Exercise goal —
Copy each line below exactly and leave the pictures out.

Information supplied —
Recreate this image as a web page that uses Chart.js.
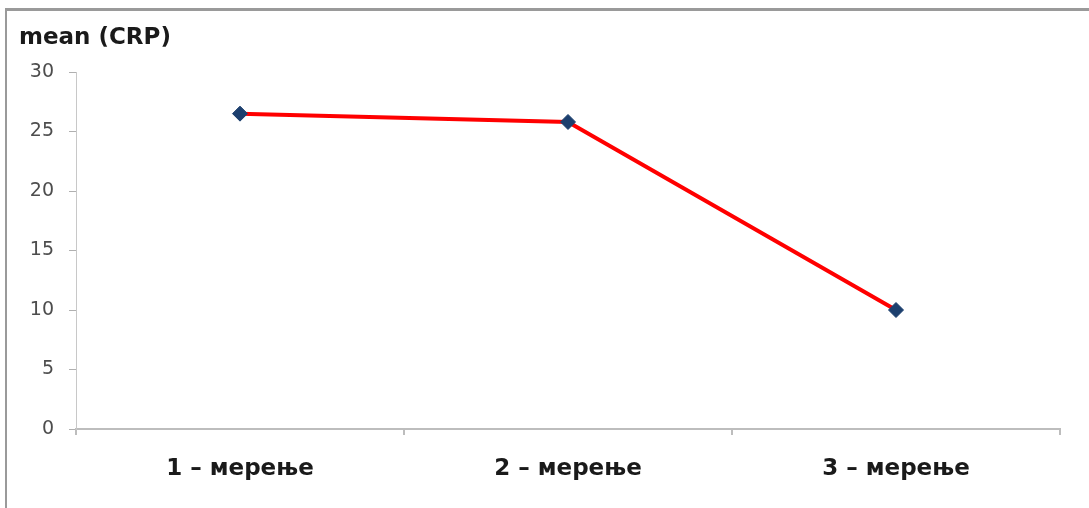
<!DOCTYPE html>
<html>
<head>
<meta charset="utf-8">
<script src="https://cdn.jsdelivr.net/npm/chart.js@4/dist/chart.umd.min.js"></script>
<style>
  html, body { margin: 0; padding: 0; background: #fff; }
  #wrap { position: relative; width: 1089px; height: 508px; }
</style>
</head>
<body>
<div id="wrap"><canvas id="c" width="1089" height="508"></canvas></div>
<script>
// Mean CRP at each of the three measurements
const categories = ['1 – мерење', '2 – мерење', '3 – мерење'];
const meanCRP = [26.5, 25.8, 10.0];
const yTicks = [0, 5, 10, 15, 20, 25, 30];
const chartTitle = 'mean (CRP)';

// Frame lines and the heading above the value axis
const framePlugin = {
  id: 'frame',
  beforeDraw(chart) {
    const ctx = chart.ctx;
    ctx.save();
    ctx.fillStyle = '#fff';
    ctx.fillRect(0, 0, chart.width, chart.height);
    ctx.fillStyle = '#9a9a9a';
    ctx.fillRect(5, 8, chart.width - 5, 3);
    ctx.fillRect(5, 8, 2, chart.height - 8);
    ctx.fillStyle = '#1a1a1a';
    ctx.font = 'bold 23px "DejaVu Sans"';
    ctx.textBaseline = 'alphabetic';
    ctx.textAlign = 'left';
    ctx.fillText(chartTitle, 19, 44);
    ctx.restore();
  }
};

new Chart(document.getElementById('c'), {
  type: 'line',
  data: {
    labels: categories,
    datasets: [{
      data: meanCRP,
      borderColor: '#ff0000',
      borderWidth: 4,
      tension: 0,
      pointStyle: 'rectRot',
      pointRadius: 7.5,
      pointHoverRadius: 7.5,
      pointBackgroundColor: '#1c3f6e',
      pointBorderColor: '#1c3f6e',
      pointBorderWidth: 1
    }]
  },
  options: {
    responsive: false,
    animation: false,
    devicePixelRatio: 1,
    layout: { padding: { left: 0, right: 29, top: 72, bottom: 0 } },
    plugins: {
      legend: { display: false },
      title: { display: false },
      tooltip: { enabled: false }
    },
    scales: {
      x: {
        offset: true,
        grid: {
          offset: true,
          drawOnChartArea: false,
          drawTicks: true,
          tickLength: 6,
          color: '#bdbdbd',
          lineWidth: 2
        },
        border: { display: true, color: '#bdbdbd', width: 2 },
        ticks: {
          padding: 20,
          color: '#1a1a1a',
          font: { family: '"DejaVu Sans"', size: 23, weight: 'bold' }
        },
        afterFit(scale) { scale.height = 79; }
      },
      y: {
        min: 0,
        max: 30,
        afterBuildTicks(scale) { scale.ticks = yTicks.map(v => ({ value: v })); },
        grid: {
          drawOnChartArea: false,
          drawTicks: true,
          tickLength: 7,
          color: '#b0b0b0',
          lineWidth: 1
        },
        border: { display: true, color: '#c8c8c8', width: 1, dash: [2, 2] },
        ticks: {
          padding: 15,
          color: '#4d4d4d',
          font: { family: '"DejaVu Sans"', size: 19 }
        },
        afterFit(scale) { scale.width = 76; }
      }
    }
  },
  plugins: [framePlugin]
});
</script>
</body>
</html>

The result —
Recreate this image as a web page that uses Chart.js.
<!DOCTYPE html>
<html>
<head>
<meta charset="utf-8">
<script src="https://cdn.jsdelivr.net/npm/chart.js@4/dist/chart.umd.min.js"></script>
<style>
  html, body { margin: 0; padding: 0; background: #fff; }
  #wrap { position: relative; width: 1089px; height: 508px; }
</style>
</head>
<body>
<div id="wrap"><canvas id="c" width="1089" height="508"></canvas></div>
<script>
// Mean CRP at each of the three measurements
const categories = ['1 – мерење', '2 – мерење', '3 – мерење'];
const meanCRP = [26.5, 25.8, 10.0];
const yTicks = [0, 5, 10, 15, 20, 25, 30];
const chartTitle = 'mean (CRP)';

// Frame lines and the heading above the value axis
const framePlugin = {
  id: 'frame',
  beforeDraw(chart) {
    const ctx = chart.ctx;
    ctx.save();
    ctx.fillStyle = '#fff';
    ctx.fillRect(0, 0, chart.width, chart.height);
    ctx.fillStyle = '#9a9a9a';
    ctx.fillRect(5, 8, chart.width - 5, 3);
    ctx.fillRect(5, 8, 2, chart.height - 8);
    ctx.fillStyle = '#1a1a1a';
    ctx.font = 'bold 23px "DejaVu Sans"';
    ctx.textBaseline = 'alphabetic';
    ctx.textAlign = 'left';
    ctx.fillText(chartTitle, 19, 44);
    ctx.restore();
  }
};

new Chart(document.getElementById('c'), {
  type: 'line',
  data: {
    labels: categories,
    datasets: [{
      data: meanCRP,
      borderColor: '#ff0000',
      borderWidth: 4,
      tension: 0,
      pointStyle: 'rectRot',
      pointRadius: 7.5,
      pointHoverRadius: 7.5,
      pointBackgroundColor: '#1c3f6e',
      pointBorderColor: '#1c3f6e',
      pointBorderWidth: 1
    }]
  },
  options: {
    responsive: false,
    animation: false,
    devicePixelRatio: 1,
    layout: { padding: { left: 0, right: 29, top: 72, bottom: 0 } },
    plugins: {
      legend: { display: false },
      title: { display: false },
      tooltip: { enabled: false }
    },
    scales: {
      x: {
        offset: true,
        grid: {
          offset: true,
          drawOnChartArea: false,
          drawTicks: true,
          tickLength: 6,
          color: '#bdbdbd',
          lineWidth: 2
        },
        border: { display: true, color: '#bdbdbd', width: 2 },
        ticks: {
          padding: 20,
          color: '#1a1a1a',
          font: { family: '"DejaVu Sans"', size: 23, weight: 'bold' }
        },
        afterFit(scale) { scale.height = 79; }
      },
      y: {
        min: 0,
        max: 30,
        afterBuildTicks(scale) { scale.ticks = yTicks.map(v => ({ value: v })); },
        grid: {
          drawOnChartArea: false,
          drawTicks: true,
          tickLength: 7,
          color: '#b0b0b0',
          lineWidth: 1
        },
        border: { display: true, color: '#c8c8c8', width: 1, dash: [2, 2] },
        ticks: {
          padding: 15,
          color: '#4d4d4d',
          font: { family: '"DejaVu Sans"', size: 19 }
        },
        afterFit(scale) { scale.width = 76; }
      }
    }
  },
  plugins: [framePlugin]
});
</script>
</body>
</html>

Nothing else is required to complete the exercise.